*Instructions for the task*:
Restate exactly the lines of the entries below, beginning with the first and ending with the line that holds "ax = fig.add_axes([0.2508, 0.187, 0.746, 0.783])". Pictures are not copied.

(Rows from a dataset of charts and code)
=======

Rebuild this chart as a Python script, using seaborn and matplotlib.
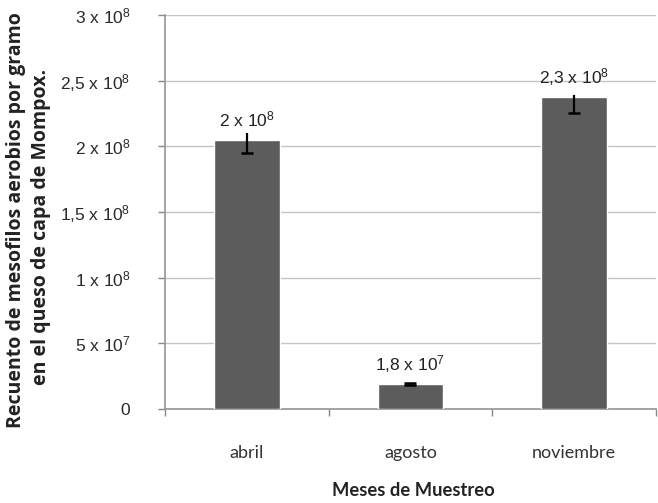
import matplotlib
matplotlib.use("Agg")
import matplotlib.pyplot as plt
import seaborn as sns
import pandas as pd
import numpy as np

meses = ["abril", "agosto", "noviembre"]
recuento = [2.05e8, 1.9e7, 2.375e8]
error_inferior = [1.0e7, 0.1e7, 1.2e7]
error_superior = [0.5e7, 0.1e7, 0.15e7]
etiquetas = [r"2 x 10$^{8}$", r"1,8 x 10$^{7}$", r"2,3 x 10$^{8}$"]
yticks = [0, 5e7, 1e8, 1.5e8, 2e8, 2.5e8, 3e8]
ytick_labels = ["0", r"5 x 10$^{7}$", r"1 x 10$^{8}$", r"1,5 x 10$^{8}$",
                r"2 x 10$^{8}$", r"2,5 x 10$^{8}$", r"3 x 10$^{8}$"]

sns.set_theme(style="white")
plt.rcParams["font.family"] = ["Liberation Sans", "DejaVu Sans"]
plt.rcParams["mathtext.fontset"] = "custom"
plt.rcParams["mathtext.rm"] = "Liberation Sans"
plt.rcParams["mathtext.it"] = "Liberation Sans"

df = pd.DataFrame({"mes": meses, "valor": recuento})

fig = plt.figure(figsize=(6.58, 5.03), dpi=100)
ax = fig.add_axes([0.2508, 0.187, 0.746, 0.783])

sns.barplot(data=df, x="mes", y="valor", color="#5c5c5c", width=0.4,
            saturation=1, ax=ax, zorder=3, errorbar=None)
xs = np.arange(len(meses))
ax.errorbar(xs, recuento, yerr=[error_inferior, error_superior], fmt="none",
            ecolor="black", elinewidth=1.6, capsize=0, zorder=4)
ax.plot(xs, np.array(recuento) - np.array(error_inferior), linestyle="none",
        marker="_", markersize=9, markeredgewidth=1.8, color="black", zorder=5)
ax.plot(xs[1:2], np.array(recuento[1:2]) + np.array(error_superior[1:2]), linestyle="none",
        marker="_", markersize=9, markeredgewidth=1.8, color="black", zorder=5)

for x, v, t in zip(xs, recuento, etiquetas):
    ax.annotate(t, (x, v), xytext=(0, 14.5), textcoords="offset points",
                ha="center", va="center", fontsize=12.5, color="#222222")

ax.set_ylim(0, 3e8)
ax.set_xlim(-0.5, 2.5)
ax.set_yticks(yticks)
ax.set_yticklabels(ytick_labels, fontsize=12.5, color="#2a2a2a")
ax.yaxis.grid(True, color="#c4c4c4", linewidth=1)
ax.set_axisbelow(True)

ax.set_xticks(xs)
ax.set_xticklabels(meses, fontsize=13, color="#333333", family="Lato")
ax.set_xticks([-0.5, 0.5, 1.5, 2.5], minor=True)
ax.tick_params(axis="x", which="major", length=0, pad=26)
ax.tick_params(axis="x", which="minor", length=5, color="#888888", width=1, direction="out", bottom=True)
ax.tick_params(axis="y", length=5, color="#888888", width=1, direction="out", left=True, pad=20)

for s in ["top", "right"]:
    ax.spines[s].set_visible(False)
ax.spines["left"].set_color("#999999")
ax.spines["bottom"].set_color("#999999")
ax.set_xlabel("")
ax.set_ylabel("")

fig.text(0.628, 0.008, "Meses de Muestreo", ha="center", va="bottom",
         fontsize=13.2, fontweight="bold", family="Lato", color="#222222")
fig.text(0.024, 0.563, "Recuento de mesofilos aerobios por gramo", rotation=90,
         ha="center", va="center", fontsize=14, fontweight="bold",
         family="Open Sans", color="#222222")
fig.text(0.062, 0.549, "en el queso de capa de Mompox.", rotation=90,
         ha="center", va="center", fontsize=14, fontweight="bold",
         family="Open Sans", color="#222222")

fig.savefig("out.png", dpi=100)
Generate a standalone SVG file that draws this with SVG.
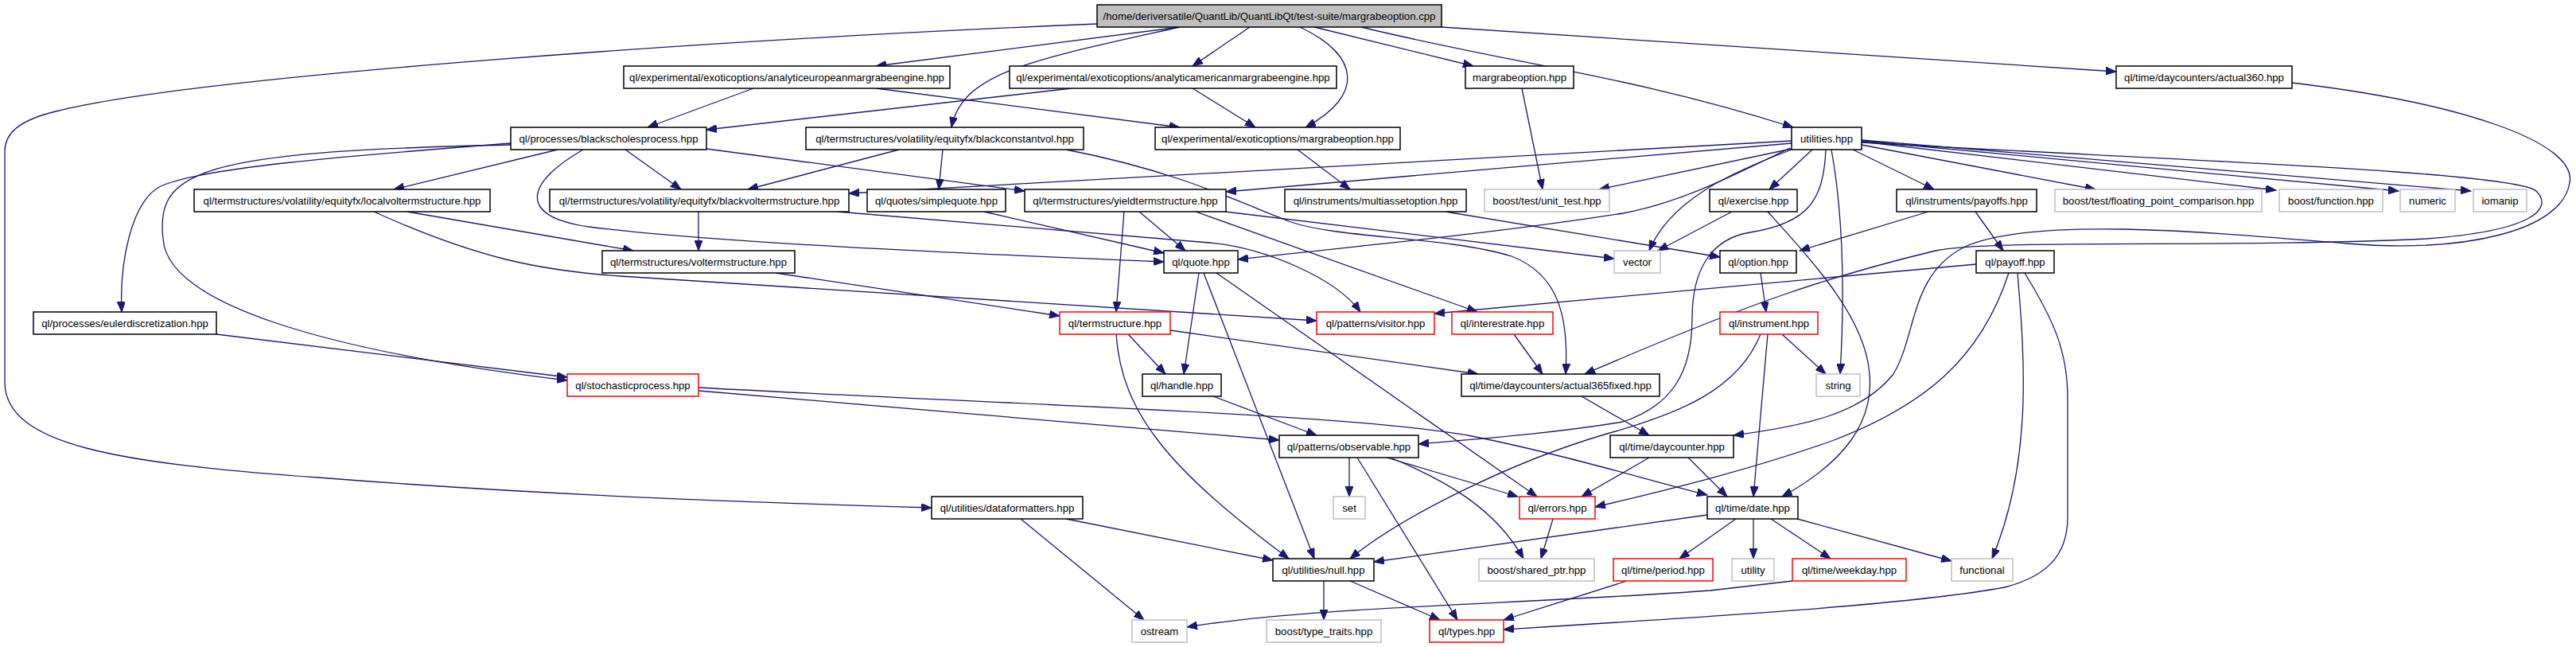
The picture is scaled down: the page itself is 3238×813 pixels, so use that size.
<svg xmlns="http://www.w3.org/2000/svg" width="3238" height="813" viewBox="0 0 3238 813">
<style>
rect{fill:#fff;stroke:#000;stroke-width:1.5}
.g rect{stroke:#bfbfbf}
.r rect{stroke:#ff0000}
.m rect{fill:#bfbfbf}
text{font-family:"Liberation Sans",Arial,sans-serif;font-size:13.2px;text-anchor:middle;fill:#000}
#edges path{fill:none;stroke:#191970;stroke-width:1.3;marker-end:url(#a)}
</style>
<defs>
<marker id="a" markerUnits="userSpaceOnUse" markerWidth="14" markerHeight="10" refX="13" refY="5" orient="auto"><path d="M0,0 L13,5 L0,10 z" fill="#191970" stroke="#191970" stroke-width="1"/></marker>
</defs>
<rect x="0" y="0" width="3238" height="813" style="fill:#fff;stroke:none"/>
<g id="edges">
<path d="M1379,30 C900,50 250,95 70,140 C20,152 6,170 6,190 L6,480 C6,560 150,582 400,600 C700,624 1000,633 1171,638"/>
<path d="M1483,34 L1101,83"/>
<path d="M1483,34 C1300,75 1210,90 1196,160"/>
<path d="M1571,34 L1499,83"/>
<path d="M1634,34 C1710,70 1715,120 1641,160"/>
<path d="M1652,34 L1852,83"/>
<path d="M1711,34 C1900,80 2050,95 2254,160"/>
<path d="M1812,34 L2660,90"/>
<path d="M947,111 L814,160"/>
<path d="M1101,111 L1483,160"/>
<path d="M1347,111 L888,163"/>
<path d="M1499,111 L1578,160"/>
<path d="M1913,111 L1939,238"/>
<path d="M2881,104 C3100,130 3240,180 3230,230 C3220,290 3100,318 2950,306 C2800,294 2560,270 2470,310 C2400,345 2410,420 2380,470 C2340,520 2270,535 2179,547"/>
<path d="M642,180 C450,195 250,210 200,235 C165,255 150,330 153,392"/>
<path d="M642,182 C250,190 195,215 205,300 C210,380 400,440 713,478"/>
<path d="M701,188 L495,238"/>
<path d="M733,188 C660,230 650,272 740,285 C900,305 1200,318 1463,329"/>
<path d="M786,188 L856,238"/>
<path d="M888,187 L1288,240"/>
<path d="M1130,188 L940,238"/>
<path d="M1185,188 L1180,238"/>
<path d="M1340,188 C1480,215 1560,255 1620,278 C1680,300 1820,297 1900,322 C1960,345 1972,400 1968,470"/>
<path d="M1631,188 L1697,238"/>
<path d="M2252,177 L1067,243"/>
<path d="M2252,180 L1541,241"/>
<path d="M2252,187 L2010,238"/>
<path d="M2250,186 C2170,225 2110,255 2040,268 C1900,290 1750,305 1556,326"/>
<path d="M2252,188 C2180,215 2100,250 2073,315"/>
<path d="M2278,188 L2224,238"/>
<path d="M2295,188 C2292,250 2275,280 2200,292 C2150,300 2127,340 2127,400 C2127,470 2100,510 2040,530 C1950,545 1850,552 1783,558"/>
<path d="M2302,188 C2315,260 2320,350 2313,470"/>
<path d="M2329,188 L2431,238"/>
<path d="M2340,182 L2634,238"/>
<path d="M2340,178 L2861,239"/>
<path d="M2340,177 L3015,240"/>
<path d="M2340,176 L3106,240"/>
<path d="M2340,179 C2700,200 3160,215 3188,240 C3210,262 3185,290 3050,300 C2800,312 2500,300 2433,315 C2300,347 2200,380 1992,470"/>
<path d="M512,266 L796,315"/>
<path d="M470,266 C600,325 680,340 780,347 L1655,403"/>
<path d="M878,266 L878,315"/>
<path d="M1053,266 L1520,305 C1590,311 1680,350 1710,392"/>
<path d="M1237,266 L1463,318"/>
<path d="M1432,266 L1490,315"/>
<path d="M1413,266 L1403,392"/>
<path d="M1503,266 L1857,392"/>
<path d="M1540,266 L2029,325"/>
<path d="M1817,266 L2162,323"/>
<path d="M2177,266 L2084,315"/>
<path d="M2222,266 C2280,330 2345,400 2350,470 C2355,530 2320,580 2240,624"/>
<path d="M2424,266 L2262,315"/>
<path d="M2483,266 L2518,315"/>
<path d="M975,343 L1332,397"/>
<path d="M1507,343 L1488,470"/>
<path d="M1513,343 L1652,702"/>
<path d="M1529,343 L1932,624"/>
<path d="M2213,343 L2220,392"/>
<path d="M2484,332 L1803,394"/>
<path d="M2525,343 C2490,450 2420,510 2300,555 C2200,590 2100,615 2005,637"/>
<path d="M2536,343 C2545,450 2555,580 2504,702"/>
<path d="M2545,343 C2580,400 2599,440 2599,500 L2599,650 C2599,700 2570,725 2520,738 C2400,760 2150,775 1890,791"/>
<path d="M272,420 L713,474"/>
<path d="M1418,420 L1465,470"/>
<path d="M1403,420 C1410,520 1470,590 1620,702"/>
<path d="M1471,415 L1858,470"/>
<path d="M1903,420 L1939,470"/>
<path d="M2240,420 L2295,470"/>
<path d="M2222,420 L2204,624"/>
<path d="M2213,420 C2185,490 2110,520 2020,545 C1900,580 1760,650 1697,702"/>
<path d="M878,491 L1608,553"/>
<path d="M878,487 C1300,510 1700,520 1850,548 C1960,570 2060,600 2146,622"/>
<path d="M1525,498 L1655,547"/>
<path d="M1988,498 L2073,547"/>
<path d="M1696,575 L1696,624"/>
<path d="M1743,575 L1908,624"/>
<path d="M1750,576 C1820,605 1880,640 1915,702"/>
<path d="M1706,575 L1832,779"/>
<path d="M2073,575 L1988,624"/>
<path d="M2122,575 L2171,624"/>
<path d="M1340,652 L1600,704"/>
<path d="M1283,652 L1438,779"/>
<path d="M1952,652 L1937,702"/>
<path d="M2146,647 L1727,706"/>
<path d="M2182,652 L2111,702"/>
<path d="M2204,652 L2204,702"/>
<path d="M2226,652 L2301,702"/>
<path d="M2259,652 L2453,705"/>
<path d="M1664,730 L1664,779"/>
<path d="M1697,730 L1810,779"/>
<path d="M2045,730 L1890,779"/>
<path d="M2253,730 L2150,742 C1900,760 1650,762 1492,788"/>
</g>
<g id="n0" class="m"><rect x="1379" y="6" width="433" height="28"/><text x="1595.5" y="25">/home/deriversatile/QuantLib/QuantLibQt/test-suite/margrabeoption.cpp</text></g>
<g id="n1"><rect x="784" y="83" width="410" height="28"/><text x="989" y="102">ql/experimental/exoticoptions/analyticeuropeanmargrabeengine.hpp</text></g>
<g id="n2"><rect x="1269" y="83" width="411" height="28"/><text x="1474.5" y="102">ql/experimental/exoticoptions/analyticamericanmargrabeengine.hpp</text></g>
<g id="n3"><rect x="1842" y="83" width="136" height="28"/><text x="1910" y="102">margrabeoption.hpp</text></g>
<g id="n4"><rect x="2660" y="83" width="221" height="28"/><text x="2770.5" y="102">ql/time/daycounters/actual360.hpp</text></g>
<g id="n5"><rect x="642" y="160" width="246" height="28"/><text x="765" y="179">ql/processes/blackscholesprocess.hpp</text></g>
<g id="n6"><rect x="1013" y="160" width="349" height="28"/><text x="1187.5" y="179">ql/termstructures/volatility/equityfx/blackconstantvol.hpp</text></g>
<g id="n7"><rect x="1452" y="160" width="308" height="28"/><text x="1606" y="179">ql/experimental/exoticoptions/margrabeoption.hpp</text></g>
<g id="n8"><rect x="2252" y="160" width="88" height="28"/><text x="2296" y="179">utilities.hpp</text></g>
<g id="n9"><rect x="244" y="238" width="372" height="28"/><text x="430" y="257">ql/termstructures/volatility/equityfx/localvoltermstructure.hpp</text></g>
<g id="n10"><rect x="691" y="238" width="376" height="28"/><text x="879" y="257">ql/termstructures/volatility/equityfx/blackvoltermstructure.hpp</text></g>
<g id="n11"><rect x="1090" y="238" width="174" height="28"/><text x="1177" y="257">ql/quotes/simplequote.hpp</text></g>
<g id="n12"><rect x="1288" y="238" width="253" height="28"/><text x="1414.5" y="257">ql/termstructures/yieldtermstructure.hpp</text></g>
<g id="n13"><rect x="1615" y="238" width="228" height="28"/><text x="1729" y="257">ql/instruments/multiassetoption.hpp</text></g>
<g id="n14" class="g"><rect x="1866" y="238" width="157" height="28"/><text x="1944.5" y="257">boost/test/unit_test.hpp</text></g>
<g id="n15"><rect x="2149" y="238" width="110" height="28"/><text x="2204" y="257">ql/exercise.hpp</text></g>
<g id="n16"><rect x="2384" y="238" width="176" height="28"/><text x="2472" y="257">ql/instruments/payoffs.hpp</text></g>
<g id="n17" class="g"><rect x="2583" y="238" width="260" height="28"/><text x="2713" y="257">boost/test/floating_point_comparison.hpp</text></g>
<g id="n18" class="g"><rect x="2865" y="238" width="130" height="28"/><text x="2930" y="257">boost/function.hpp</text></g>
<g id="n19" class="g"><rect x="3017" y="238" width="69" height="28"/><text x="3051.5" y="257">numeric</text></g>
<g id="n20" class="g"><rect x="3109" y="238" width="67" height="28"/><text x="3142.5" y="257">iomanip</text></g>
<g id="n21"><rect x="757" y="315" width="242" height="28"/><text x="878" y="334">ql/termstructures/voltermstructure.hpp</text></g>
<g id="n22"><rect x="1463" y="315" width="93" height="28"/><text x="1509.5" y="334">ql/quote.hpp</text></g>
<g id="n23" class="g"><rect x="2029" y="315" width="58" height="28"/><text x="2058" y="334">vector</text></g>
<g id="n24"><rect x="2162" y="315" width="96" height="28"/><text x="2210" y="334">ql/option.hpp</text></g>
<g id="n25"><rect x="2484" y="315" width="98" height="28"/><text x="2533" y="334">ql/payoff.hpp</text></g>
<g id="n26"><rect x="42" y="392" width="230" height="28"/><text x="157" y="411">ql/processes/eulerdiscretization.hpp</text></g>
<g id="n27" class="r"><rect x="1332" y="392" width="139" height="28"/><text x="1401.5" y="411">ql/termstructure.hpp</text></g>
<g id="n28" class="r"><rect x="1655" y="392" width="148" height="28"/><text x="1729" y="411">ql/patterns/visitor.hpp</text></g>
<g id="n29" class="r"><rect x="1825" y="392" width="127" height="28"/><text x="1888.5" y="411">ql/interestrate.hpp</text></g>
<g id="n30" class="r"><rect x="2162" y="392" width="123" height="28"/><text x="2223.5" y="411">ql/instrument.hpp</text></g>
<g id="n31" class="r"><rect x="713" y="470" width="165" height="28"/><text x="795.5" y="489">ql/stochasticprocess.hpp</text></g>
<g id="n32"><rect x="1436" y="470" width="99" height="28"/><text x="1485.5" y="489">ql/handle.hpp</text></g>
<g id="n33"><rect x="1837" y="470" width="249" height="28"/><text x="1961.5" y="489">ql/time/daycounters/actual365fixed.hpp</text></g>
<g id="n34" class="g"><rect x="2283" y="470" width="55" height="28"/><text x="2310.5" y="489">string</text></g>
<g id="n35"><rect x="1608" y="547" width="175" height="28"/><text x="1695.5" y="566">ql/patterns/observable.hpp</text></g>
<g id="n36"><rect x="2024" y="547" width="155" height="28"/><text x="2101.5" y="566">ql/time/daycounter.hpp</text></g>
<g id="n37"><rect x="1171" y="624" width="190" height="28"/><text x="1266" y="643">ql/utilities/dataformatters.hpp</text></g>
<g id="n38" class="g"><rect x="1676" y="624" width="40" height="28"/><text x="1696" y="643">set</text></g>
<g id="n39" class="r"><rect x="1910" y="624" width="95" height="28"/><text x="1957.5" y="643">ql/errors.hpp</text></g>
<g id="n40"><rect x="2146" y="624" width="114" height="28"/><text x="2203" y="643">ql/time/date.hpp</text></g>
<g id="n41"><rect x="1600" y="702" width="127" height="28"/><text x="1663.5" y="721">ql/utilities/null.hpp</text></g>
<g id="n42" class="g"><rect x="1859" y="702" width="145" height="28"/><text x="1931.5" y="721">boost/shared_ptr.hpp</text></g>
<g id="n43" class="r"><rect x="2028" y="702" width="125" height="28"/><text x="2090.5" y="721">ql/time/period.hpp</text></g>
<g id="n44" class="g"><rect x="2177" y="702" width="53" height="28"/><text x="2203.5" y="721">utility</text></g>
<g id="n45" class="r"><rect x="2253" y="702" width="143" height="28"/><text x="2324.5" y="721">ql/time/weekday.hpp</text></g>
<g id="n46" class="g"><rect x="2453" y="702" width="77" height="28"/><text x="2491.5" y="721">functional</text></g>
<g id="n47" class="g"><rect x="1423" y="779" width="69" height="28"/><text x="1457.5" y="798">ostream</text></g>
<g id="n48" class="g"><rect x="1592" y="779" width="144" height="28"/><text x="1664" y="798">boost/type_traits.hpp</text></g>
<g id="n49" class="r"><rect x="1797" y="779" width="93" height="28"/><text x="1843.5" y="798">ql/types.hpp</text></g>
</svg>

=======

*Finished answer*:
Rebuild this chart as a Python script, using seaborn and matplotlib.
import matplotlib
matplotlib.use("Agg")
import matplotlib.pyplot as plt
import seaborn as sns
import pandas as pd
import numpy as np

meses = ["abril", "agosto", "noviembre"]
recuento = [2.05e8, 1.9e7, 2.375e8]
error_inferior = [1.0e7, 0.1e7, 1.2e7]
error_superior = [0.5e7, 0.1e7, 0.15e7]
etiquetas = [r"2 x 10$^{8}$", r"1,8 x 10$^{7}$", r"2,3 x 10$^{8}$"]
yticks = [0, 5e7, 1e8, 1.5e8, 2e8, 2.5e8, 3e8]
ytick_labels = ["0", r"5 x 10$^{7}$", r"1 x 10$^{8}$", r"1,5 x 10$^{8}$",
                r"2 x 10$^{8}$", r"2,5 x 10$^{8}$", r"3 x 10$^{8}$"]

sns.set_theme(style="white")
plt.rcParams["font.family"] = ["Liberation Sans", "DejaVu Sans"]
plt.rcParams["mathtext.fontset"] = "custom"
plt.rcParams["mathtext.rm"] = "Liberation Sans"
plt.rcParams["mathtext.it"] = "Liberation Sans"

df = pd.DataFrame({"mes": meses, "valor": recuento})

fig = plt.figure(figsize=(6.58, 5.03), dpi=100)
ax = fig.add_axes([0.2508, 0.187, 0.746, 0.783])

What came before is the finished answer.